China’s giant pandas adapt well to life at Taipei Zoo

December 24th, 2008 - 8:06 pm ICT by IANS  

Taipei, Dec 24 (DPA) Two giant pandas given by China to Taiwan are adapting well to life at the Taipei Zoo, and will make their debut after one month’s quarantine, the Taipei Zoo said Wednesday.Tuan Tuan and Yuan Yuan were a little bit upset after arriving at the Taipei Zoo Tuesday afternoon. They paced nervously in the Panda House, sniffing every corner and everything to get familiar with the new environment, zoo spokesman Chin Shih-chien said.

But they slept soundly Tuesday night.

“We turned out the light for them at 9.14 p.m. They ate from 11 p.m. Tuesday until 3 a.m. Wednesday. After sleeping for five hours, they woke up at 8 a.m. to eat again,” he said.

Tuan Tuan and Yuan Yuan, whose names mean “reunion” in Chinese, live on a mixed diet of Chinese and Taiwanese bamboo, but later will switch to Taiwan bamboo, fruits, wowotou, a steam bun made from bamboo powder, soybean, corn, calcium, sugar, salt and egg and high-fibre biscuits, he said.

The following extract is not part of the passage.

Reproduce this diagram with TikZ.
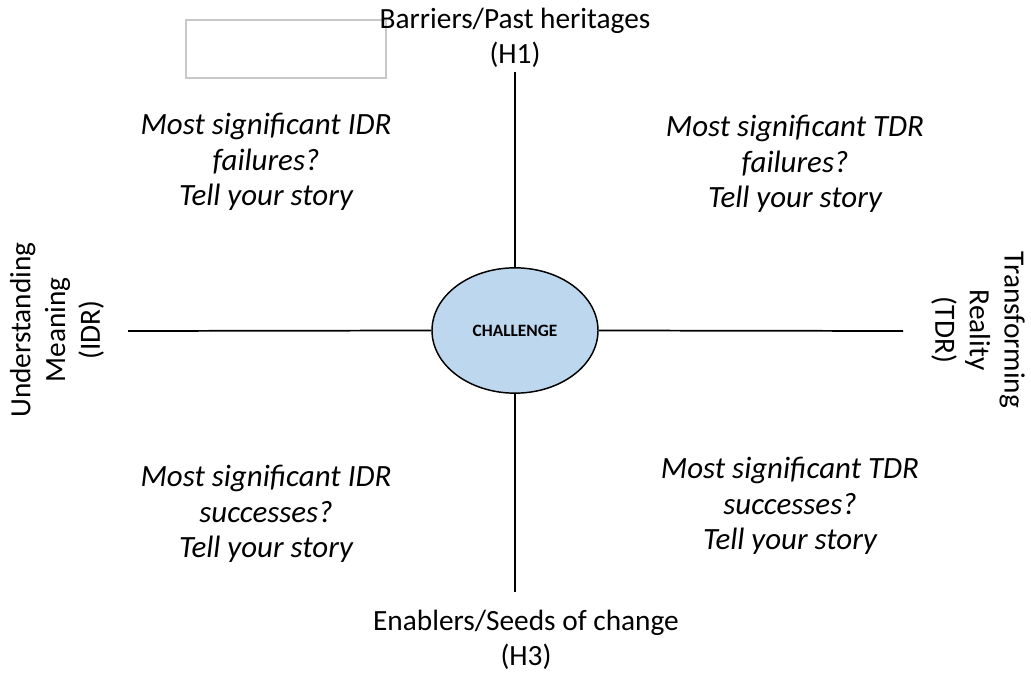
\documentclass[tikz,border=0pt]{standalone}
\usepackage{fontspec}
\usetikzlibrary{shapes.geometric}
\setmainfont{Carlito}
\definecolor{challengefill}{HTML}{BDD7EE}
\definecolor{boxgray}{HTML}{C8C8C8}
\begin{document}
\begin{tikzpicture}[x=0.75pt,y=-0.75pt,
  axisline/.style={line width=1.3pt,black},
  quadtext/.style={align=center,font=\fontsize{23.2}{26.6}\selectfont\itshape},
  axislabel/.style={align=center,font=\fontsize{22}{26}\selectfont},
]
\useasboundingbox (0,0) rectangle (1031,673);
% empty box in the upper left
\draw[boxgray,line width=0.8pt] (186,20) rectangle (386,78);
% central ellipse
\node[draw=black,line width=1.1pt,fill=challengefill,ellipse,minimum width=124.5pt,minimum height=94pt,inner sep=0pt,
  font=\fontsize{13}{15}\selectfont\bfseries] (c) at (515,330.5) {CHALLENGE};
% axis end points
\coordinate (top) at (515,72);
\coordinate (bot) at (515,592);
\coordinate (lft) at (128,331);
\coordinate (rgt) at (903,331);
\draw[axisline] (top) -- (c.north);
\draw[axisline] (c.south) -- (bot);
\draw[axisline] (lft) -- (c.west);
\draw[axisline] (c.east) -- (rgt);
% axis labels
\node[axislabel] (h1) at (515,38) {Barriers/Past heritages\\(H1)};
\node[axislabel] (h3) at (526,640) {Enablers/Seeds of change\\(H3)};
\node[axislabel,rotate=90] (idr) at (57,330) {Understanding\\Meaning\\(IDR)};
\node[axislabel,rotate=-90] (tdr) at (978,330) {Transforming\\Reality\\(TDR)};
% quadrant questions
\node[quadtext] (q1) at (266,162) {Most significant IDR\\failures?\\Tell your story};
\node[quadtext] (q2) at (795,164) {Most significant TDR\\failures?\\Tell your story};
\node[quadtext] (q3) at (266,514) {Most significant IDR\\successes?\\Tell your story};
\node[quadtext] (q4) at (790,506) {Most significant TDR\\successes?\\Tell your story};
\end{tikzpicture}
\end{document}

The Taipei Zoo held a welcome ceremony for the two pandas Wednesday. Chao Xuemin, head of China’s send-off delegation, presented the map of the pandas’ genome to the Taipei Zoo, and Taipei Mayor Hau Lung-pin promised to the Chinese people that Taipei will give best care to Tuan Tuan and Yuan Yuan.

Pandas are endangered species with 1,590 of them living in the wild - mostly in China’s southwest - and more than 180 giant pandas living in captivity around the world.

Since the 1950s, China has given dozens of pandas to foreign countries to cement ties, giving rise to the term “panda diplomacy”.

Chinese President Hu Jintao offered two pandas to Taiwan in 2005 as a symbol of friendship, but the offer was turned down by the government of former president Chen Shui-bian.

President Ma Ying-jeou accepted the latest offer, choosing to ignore the pandas’ highly political names, but the opposition Democratic Progressive Party lawmakers are demanding new names for the two pandas because critics interpret their names as hinting at unification between China and Taiwan.